この人のCDもグッドール本を読んですぐに通販で注文した。
こちらはAmazon、すぐ配達された。
実は、最初に買ったCDは、"Vision"というタイトルが付いている。
単純に、良く調べもせず、安いからこれでいいやと思ったのだけれど、このCDはヒルデガルト・フォン・ビンゲンの残した旋律をもとに、アレンジされたもの。リチャード・サウザーという人によるシンセサイザー伴奏で、やけに近代的な感じ。
これはこれでおもしろくて、中世の旋律も十分、現代に通用することが実感される。
しかし、やはり当時の音楽を再現しようしているものも聴いてみたいから、もう1つCD(こちらは8枚セット)を買うことにした。
カッシアからの300年、格別、進化したという感じはしない。
基本は単旋律で、未だ5度音程すら明確ではないみたいに思える。
やはり和声進行というものではなくて、重なる音はドローンと平行音程、オブリガートの類。
「ドローン」(持続低音)は"drone"、ハチなどのブンブンいう音の意。バグパイプの音を思い出せば雰囲気はわかる。
今はやりの無人機の「ドローン」も同じく"drone"で、こちらは雄のミツバチの意だという。辞書によっては別見出し語になっているけど、元は同じだろう。
グッドールの本によると、そもそもオクターヴの発見ということすらすごいこととされている。
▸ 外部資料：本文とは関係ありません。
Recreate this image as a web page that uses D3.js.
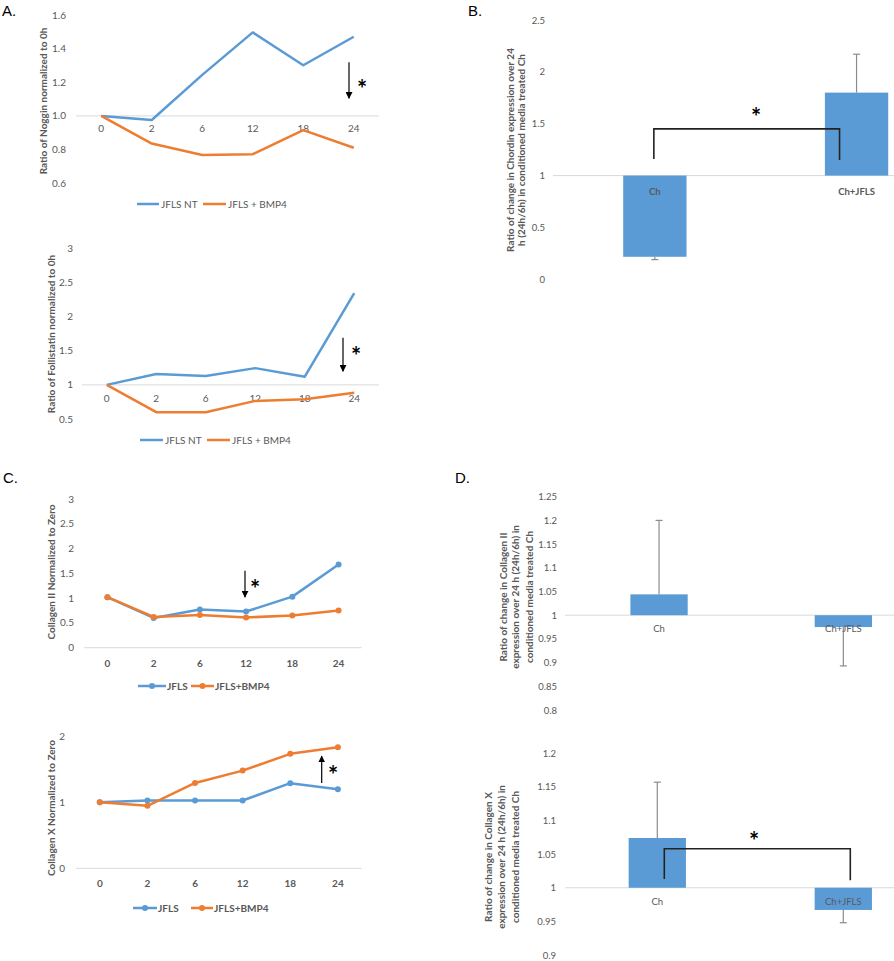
<!DOCTYPE html>
<html>
<head>
<meta charset="utf-8">
<script src="https://cdn.jsdelivr.net/npm/d3@7"></script>
<style>
  html, body { margin: 0; padding: 0; background: #fff; }
  svg { display: block; font-family: Lato, "Open Sans", "Liberation Sans", sans-serif; }
</style>
</head>
<body>
<svg id="fig" width="894" height="961"></svg>
<script>
// ---------------- DATA ----------------
const timepoints = ["0", "2", "6", "12", "18", "24"];

// Panel A (top): Noggin
const nogginNT   = [1.00, 0.976, 1.245, 1.498, 1.302, 1.472];
const nogginBMP4 = [1.00, 0.835, 0.767, 0.772, 0.915, 0.810];
const nogginTicks = [0.6, 0.8, 1.0, 1.2, 1.4, 1.6];

// Panel A (bottom): Follistatin
const follNT   = [1.00, 1.16, 1.13, 1.245, 1.12, 2.345];
const follBMP4 = [1.00, 0.60, 0.60, 0.765, 0.79, 0.885];
const follTicks = [0.5, 1, 1.5, 2, 2.5, 3];

// Panel C (top): Collagen II
const col2JFLS = [1.02, 0.60, 0.77, 0.73, 1.03, 1.68];
const col2BMP4 = [1.02, 0.62, 0.66, 0.61, 0.65, 0.75];
const col2Ticks = [0, 0.5, 1, 1.5, 2, 2.5, 3];

// Panel C (bottom): Collagen X
const col10JFLS = [1.00, 1.025, 1.025, 1.025, 1.287, 1.196];
const col10BMP4 = [1.00, 0.944, 1.29, 1.477, 1.73, 1.83];
const col10Ticks = [0, 1, 2];

// Bar panels
const barGroups = ["Ch", "Ch+JFLS"];
// Panel B: Chordin
const chordinMean = [0.217, 1.80];
const chordinErrEnd = [0.19, 2.17];
const chordinTicks = [0, 0.5, 1, 1.5, 2, 2.5];
// Panel D (top): Collagen II ratio
const col2RatioMean = [1.044, 0.975];
const col2RatioErrEnd = [1.20, 0.893];
const col2RatioTicks = [0.8, 0.85, 0.9, 0.95, 1, 1.05, 1.1, 1.15, 1.2, 1.25];
// Panel D (bottom): Collagen X ratio
const col10RatioMean = [1.074, 0.967];
const col10RatioErrEnd = [1.157, 0.948];
const col10RatioTicks = [0.9, 0.95, 1, 1.05, 1.1, 1.15, 1.2];

// ---------------- STYLE ----------------
const BLUE = "#5B9BD5", ORANGE = "#ED7D31", TXT = "#595959", GRID = "#D9D9D9";
const svg = d3.select("#fig");

svg.append("defs").append("marker")
  .attr("id", "ah").attr("viewBox", "0 0 10 10").attr("refX", 9).attr("refY", 5)
  .attr("markerWidth", 7).attr("markerHeight", 7).attr("markerUnits", "userSpaceOnUse")
  .attr("orient", "auto-start-reverse")
  .append("path").attr("d", "M0,0 L10,5 L0,10 z").attr("fill", "#000");

function panelLetter(t, x, y) {
  svg.append("text").attr("x", x).attr("y", y).attr("font-size", 15)
    .attr("font-family", "'Liberation Sans', Arial, sans-serif").attr("fill", "#000").text(t);
}

function yTitle(lines, xs, cy, size) {
  lines.forEach((l, i) => {
    svg.append("text").attr("transform", `translate(${xs[i]},${cy}) rotate(-90)`)
      .attr("text-anchor", "middle").attr("font-size", size || 10).attr("font-weight", "bold")
      .attr("fill", TXT).text(l);
  });
}

// star centred at (x, cy)
function star(x, cy) {
  svg.append("text").attr("x", x).attr("y", cy + 13).attr("text-anchor", "middle")
    .attr("font-size", 24).attr("font-weight", "bold").attr("fill", "#000").text("*");
}

function arrow(x, y1, y2) {
  svg.append("line").attr("x1", x).attr("x2", x).attr("y1", y1).attr("y2", y2)
    .attr("stroke", "#000").attr("stroke-width", 1.2).attr("marker-end", "url(#ah)");
}

// ---------------- LINE CHART ----------------
function lineChart(c) {
  const x = d3.scaleBand().domain(timepoints).range(c.xr);
  const y = d3.scaleLinear().domain(c.yd).range(c.yr);
  const g = svg.append("g");
  const fmt = c.fmt || (d => d3.format("~g")(d));
  g.selectAll(".yt").data(c.ticks).join("text")
    .attr("x", c.tickX).attr("y", d => y(d) + 3.5).attr("text-anchor", "end")
    .attr("font-size", 10).attr("fill", TXT).text(fmt);
  const yb = y(c.base);
  g.append("line").attr("x1", c.xr[0]).attr("x2", c.xr[1]).attr("y1", yb).attr("y2", yb)
    .attr("stroke", GRID).attr("stroke-width", 1);
  g.selectAll(".xt").data(timepoints).join("text")
    .attr("x", d => x(d) + x.bandwidth() / 2).attr("y", c.catY)
    .attr("text-anchor", "middle").attr("font-size", 10)
    .attr("font-weight", c.markers ? "bold" : "normal").attr("fill", TXT).text(d => d);
  const line = d3.line().x((d, i) => x(timepoints[i]) + x.bandwidth() / 2).y(d => y(d));
  c.series.forEach(s => {
    g.append("path").datum(s.values).attr("d", line).attr("fill", "none")
      .attr("stroke", s.color).attr("stroke-width", 2.5).attr("stroke-linejoin", "round");
    if (c.markers) {
      g.selectAll(null).data(s.values).join("circle")
        .attr("cx", (d, i) => x(timepoints[i]) + x.bandwidth() / 2).attr("cy", d => y(d))
        .attr("r", 3).attr("fill", s.color);
    }
  });
  c.legend.forEach(l => {
    g.append("line").attr("x1", l.x1).attr("x2", l.x2).attr("y1", c.legY).attr("y2", c.legY)
      .attr("stroke", l.color).attr("stroke-width", 2.5);
    if (c.markers) g.append("circle").attr("cx", (l.x1 + l.x2) / 2).attr("cy", c.legY).attr("r", 3).attr("fill", l.color);
    g.append("text").attr("x", l.tx).attr("y", c.legY + 3.5).attr("font-size", 10)
      .attr("font-weight", c.markers ? "bold" : "normal").attr("fill", TXT).text(l.text);
  });
  return { x, y };
}

// ---------------- BAR CHART ----------------
function barChart(c) {
  const x = d3.scaleBand().domain(barGroups).range(c.xr);
  const y = d3.scaleLinear().domain(c.yd).range(c.yr);
  const g = svg.append("g");
  const fmt = d => d3.format("~g")(d);
  g.selectAll(".yt").data(c.ticks).join("text")
    .attr("x", c.tickX).attr("y", d => y(d) + 3.5).attr("text-anchor", "end")
    .attr("font-size", 9.5).attr("fill", TXT).text(fmt);
  const yb = y(1);
  g.append("line").attr("x1", c.gridX0).attr("x2", 894).attr("y1", yb).attr("y2", yb)
    .attr("stroke", GRID).attr("stroke-width", 1);
  const bw = x.step() * c.barFrac;
  const cx = d => x(d) + x.bandwidth() / 2;
  barGroups.forEach((gname, i) => {
    const xc = cx(gname);
    g.append("line").attr("x1", xc).attr("x2", xc).attr("y1", y(c.mean[i])).attr("y2", y(c.err[i]))
      .attr("stroke", "#8C8C8C").attr("stroke-width", 1.2);
    g.append("line").attr("x1", xc - 3.5).attr("x2", xc + 3.5).attr("y1", y(c.err[i])).attr("y2", y(c.err[i]))
      .attr("stroke", "#8C8C8C").attr("stroke-width", 1.2);
  });
  g.selectAll("rect").data(barGroups).join("rect")
    .attr("x", d => cx(d) - bw / 2).attr("width", bw)
    .attr("y", (d, i) => Math.min(y(c.mean[i]), yb))
    .attr("height", (d, i) => Math.abs(y(c.mean[i]) - yb))
    .attr("fill", BLUE);
  g.selectAll(".cat").data(barGroups).join("text")
    .attr("x", d => cx(d)).attr("y", c.catY).attr("text-anchor", "middle")
    .attr("font-size", 9.5).attr("font-weight", c.catBold ? "bold" : "normal").attr("fill", TXT).text(d => d);
  return { x, y, cx };
}

function bracket(x1, x2, yTop, yL, yR) {
  svg.append("path").attr("d", `M${x1},${yL} L${x1},${yTop} L${x2},${yTop} L${x2},${yR}`)
    .attr("fill", "none").attr("stroke", "#222").attr("stroke-width", 1.6);
}

// ---------------- PANEL A ----------------
panelLetter("A.", 2, 16);
const aTop = lineChart({
  xr: [76, 379], yd: [0.6, 1.6], yr: [183, 15.3], base: 1.0, ticks: nogginTicks,
  fmt: d3.format(".1f"), tickX: 66, catY: 131.5, markers: false,
  series: [{ values: nogginNT, color: BLUE }, { values: nogginBMP4, color: ORANGE }],
  legY: 204, legend: [
    { x1: 137, x2: 159, tx: 161, text: "JFLS NT", color: BLUE },
    { x1: 203, x2: 226, tx: 228, text: "JFLS + BMP4", color: ORANGE }]
});
yTitle(["Ratio of Noggin normalized to 0h"], [47], 101);
arrow(349, aTop.y(1.32), aTop.y(1.105));
star(362, 85);

const aBot = lineChart({
  xr: [82, 379], yd: [0.5, 3], yr: [419, 248.3], base: 1, ticks: follTicks,
  tickX: 73, catY: 401.5, markers: false,
  series: [{ values: follNT, color: BLUE }, { values: follBMP4, color: ORANGE }],
  legY: 440, legend: [
    { x1: 140, x2: 163, tx: 165, text: "JFLS NT", color: BLUE },
    { x1: 207, x2: 230, tx: 232, text: "JFLS + BMP4", color: ORANGE }]
});
yTitle(["Ratio of Follistatin normalized to 0h"], [55], 334);
arrow(343, aBot.y(1.69), aBot.y(1.2));
star(356, 352);

// ---------------- PANEL B ----------------
panelLetter("B.", 468, 16);
const b = barChart({
  xr: [554, 957.4], yd: [0, 2.5], yr: [279.3, 20], ticks: chordinTicks, tickX: 545,
  gridX0: 553, barFrac: 0.314, mean: chordinMean, err: chordinErrEnd, catY: 195, catBold: true
});
bracket(b.cx("Ch") - 1, b.cx("Ch+JFLS") - 17, b.y(1.45), b.y(1.16), b.y(1.15));
star(756, 113);
yTitle(["Ratio of change in Chordin expression over 24", "h (24h/6h) in conditioned  media treated Ch"],
  [513.5, 525], 150);

// ---------------- PANEL C ----------------
panelLetter("C.", 3, 483);
const cTop = lineChart({
  xr: [84.3, 361.7], yd: [0, 3], yr: [647.7, 499], base: 0, ticks: col2Ticks,
  tickX: 74, catY: 667, markers: true,
  series: [{ values: col2JFLS, color: BLUE }, { values: col2BMP4, color: ORANGE }],
  legY: 686, legend: [
    { x1: 138, x2: 166, tx: 167, text: "JFLS", color: BLUE },
    { x1: 191, x2: 214, tx: 215, text: "JFLS+BMP4", color: ORANGE }]
});
yTitle(["Collagen  II Normalized to Zero"], [55], 572);
arrow(245, cTop.y(1.55), cTop.y(1.02));
star(255, 585);

const cBot = lineChart({
  xr: [76, 361.7], yd: [0, 2], yr: [868.3, 736], base: 0, ticks: col10Ticks,
  tickX: 65, catY: 887, markers: true,
  series: [{ values: col10JFLS, color: BLUE }, { values: col10BMP4, color: ORANGE }],
  legY: 908, legend: [
    { x1: 133, x2: 157, tx: 158, text: "JFLS", color: BLUE },
    { x1: 191, x2: 213, tx: 214, text: "JFLS+BMP4", color: ORANGE }]
});
yTitle(["Collagen  X Normalized to Zero"], [55], 808);
arrow(321.7, cBot.y(1.29), cBot.y(1.695));
star(333, 771);

// ---------------- PANEL D ----------------
panelLetter("D.", 455, 483);
const dTop = barChart({
  xr: [566.9, 935.5], yd: [0.8, 1.25], yr: [710, 496.7], ticks: col2RatioTicks, tickX: 557,
  gridX0: 565, barFrac: 0.311, mean: col2RatioMean, err: col2RatioErrEnd, catY: 632, catBold: false
});
yTitle(["Ratio of change in Collagen II", "expression over 24 h (24h/6h) in", "conditioned media treated Ch"],
  [506.5, 519, 532.5], 597);

const dBot = barChart({
  xr: [564.3, 936.3], yd: [0.9, 1.2], yr: [955, 753.3], ticks: col10RatioTicks, tickX: 556,
  gridX0: 565, barFrac: 0.308, mean: col10RatioMean, err: col10RatioErrEnd, catY: 905, catBold: false
});
bracket(dBot.cx("Ch") + 7, dBot.cx("Ch+JFLS") + 7, dBot.y(1.058), dBot.y(1.013), dBot.y(1.011));
star(754, 837);
yTitle(["Ratio of change in Collagen X", "expression over 24 h (24h/6h) in", "conditioned media treated Ch"],
  [491.5, 505, 518.5], 857);
</script>
</body>
</html>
発見のストーリーとしては、大人の男声に混じって、歌唱隊を継続していくために子供の男声を加えたことからだという。
オクターヴ低い子供の声が混じっても、同じ音として聴こえるという現象の発見である。
ヒルデガルトは、作曲家というより、神秘家、哲学者という方が有名なようだ。
はじめのCDの"Vision"というのも、彼女の神秘的な幻視体験のことを指している。
昨日、"Kassia: Byzantine hymns of the first female composer of the Occident"となっていて、ビザンチンがオチデントか?と書いたけれど、ヒルデガルトは、これはまちがいなくオチデントでしょうな。
それにしても、ヒルデガルトをイメージ検索すると、美しい女性の肖像がヒットする(冒頭写真)。
"Vision"のジャケットもなかなかの美人だが、これは本人を描いたのだろうか?